=== WORK REQUIRED ===
Everything from the first line of the data through the line with "import * as" is to be echoed exactly, minus the pictures.

=== DATA ===
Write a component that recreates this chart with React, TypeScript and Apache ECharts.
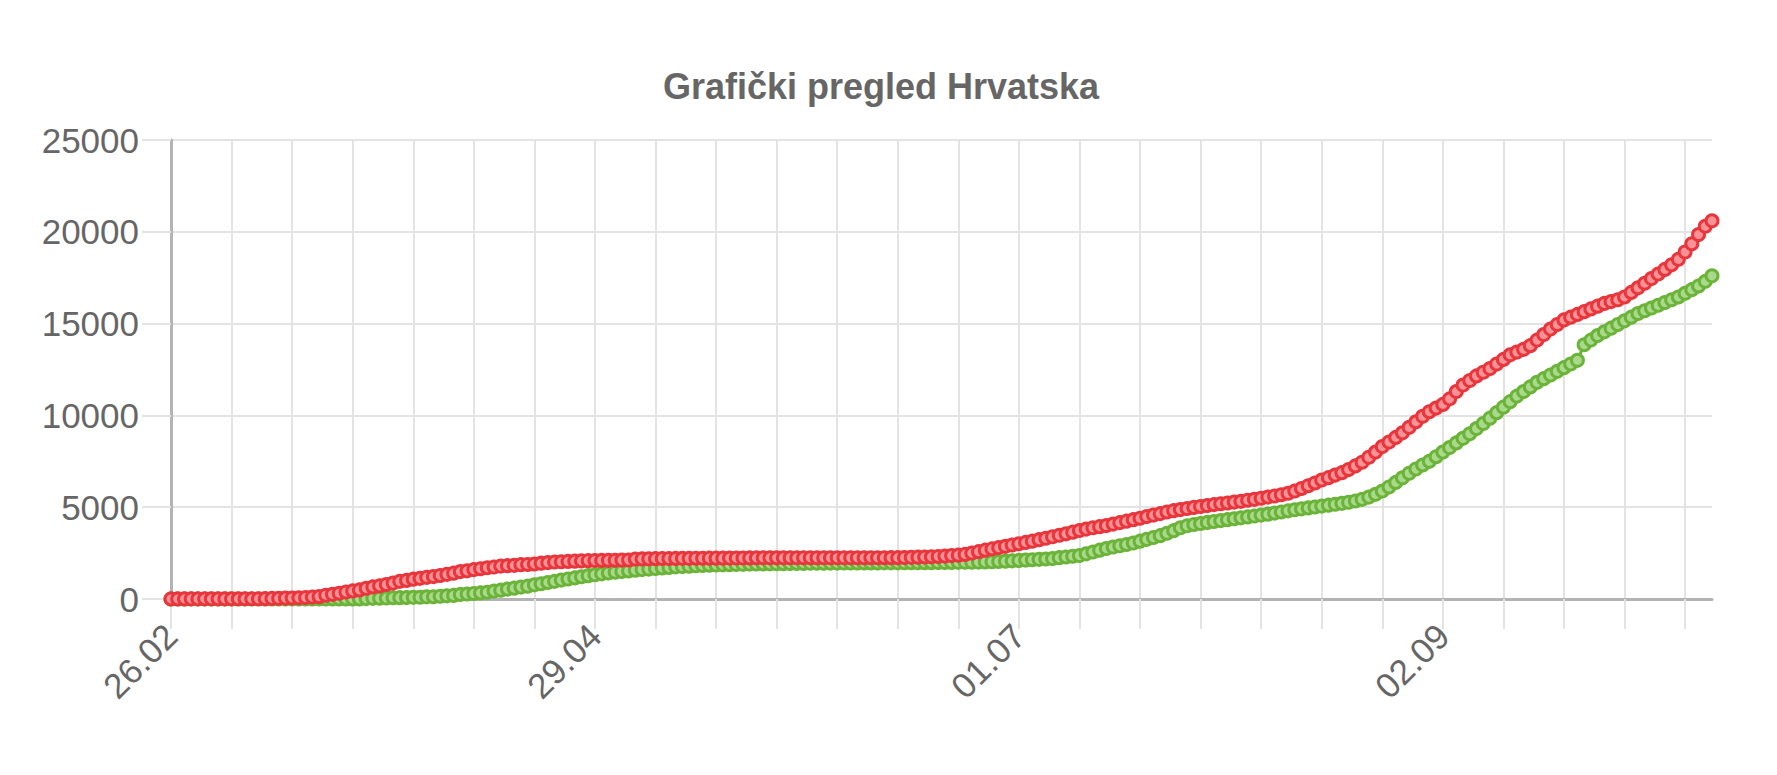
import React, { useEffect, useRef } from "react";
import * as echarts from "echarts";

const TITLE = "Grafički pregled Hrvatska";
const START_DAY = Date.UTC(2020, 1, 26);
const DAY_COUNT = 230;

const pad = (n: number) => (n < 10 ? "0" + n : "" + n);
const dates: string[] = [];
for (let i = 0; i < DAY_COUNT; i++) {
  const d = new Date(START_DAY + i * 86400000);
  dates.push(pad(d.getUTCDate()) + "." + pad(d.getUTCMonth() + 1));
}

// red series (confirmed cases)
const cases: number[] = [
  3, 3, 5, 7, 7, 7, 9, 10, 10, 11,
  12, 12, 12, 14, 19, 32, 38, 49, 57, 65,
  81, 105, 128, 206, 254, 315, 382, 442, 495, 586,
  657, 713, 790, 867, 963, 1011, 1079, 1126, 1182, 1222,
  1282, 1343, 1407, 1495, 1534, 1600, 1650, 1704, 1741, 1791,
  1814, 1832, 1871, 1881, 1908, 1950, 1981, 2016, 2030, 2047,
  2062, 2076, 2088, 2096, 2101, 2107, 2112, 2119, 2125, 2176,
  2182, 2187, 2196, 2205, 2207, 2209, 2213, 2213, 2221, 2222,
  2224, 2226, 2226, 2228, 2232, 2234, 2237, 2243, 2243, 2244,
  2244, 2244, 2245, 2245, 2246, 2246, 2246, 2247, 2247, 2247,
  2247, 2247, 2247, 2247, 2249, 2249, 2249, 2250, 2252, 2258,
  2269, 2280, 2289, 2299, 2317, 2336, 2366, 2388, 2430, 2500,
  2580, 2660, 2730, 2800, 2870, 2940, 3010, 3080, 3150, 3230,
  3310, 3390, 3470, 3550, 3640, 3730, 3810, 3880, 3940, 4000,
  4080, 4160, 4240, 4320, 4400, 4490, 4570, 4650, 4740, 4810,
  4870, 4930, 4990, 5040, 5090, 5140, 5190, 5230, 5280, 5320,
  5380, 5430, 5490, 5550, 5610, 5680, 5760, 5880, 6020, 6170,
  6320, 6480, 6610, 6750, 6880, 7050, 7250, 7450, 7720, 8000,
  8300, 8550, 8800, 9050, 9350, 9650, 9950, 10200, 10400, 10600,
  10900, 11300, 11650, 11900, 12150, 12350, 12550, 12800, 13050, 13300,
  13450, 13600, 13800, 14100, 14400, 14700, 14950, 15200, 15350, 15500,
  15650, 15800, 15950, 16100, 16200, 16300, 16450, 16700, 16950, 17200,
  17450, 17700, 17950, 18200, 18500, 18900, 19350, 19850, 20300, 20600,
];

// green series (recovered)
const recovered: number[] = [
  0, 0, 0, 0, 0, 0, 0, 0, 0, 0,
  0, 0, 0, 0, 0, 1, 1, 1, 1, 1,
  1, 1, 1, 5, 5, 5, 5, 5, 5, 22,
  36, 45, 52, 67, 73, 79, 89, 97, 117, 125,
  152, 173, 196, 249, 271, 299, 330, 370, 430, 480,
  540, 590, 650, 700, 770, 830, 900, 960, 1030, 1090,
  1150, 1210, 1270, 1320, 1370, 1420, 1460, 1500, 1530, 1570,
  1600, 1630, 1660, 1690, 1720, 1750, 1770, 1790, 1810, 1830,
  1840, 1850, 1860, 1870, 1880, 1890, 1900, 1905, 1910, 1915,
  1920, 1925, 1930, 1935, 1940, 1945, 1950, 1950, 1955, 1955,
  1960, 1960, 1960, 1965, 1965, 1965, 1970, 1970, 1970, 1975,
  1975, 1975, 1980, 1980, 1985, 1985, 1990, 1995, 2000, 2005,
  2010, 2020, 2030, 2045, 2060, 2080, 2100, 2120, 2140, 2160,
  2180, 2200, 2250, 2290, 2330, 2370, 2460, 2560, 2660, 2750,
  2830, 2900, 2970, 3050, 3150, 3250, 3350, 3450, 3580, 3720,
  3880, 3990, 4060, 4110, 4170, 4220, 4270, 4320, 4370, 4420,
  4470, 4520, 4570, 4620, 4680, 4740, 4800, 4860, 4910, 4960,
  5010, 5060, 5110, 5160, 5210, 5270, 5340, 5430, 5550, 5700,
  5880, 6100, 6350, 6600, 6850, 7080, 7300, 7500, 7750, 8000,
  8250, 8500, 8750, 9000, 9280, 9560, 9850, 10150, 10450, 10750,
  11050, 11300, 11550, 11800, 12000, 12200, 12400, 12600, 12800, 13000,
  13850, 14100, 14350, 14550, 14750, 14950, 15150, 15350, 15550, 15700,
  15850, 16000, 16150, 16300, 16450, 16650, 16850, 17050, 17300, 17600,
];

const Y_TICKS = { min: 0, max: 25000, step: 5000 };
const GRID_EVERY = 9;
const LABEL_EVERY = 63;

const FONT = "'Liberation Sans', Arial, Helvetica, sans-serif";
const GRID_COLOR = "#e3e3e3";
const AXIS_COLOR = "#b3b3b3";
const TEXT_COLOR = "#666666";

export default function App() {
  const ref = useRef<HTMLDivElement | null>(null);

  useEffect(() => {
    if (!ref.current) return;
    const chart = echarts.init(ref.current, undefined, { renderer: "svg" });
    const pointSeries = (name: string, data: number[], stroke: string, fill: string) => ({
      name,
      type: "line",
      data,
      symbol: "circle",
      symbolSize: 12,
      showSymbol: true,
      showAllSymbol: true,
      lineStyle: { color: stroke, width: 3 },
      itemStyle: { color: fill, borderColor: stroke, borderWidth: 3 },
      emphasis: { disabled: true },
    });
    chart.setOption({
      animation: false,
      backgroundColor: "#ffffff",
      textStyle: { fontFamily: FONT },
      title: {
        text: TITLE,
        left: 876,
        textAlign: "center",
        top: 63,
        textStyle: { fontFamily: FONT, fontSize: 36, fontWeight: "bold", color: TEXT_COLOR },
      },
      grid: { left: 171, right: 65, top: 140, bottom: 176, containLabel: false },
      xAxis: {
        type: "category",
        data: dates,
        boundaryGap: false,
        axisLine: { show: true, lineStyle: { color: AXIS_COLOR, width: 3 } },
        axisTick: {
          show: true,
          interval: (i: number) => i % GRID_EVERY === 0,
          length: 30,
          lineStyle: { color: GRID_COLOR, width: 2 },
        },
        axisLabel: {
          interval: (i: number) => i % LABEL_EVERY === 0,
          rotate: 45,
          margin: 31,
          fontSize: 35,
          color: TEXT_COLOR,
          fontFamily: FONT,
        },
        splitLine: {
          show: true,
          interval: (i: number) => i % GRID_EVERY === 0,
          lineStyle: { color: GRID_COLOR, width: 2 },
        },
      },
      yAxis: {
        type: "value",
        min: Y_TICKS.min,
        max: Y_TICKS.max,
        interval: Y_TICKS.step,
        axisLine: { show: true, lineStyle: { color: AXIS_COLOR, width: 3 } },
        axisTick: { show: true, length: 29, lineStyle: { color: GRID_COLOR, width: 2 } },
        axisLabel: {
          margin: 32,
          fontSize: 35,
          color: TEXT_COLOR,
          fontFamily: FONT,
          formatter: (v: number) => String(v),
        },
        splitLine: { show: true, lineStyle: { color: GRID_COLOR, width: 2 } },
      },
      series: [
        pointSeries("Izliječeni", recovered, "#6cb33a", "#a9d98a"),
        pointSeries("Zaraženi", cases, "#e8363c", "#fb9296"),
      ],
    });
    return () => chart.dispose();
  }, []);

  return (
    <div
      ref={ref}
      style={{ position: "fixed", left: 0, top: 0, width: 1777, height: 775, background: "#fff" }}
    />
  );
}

=== EXERCISE OUTPUT ===
Write a component that recreates this chart with React, TypeScript and Apache ECharts.
import React, { useEffect, useRef } from "react";
import * as echarts from "echarts";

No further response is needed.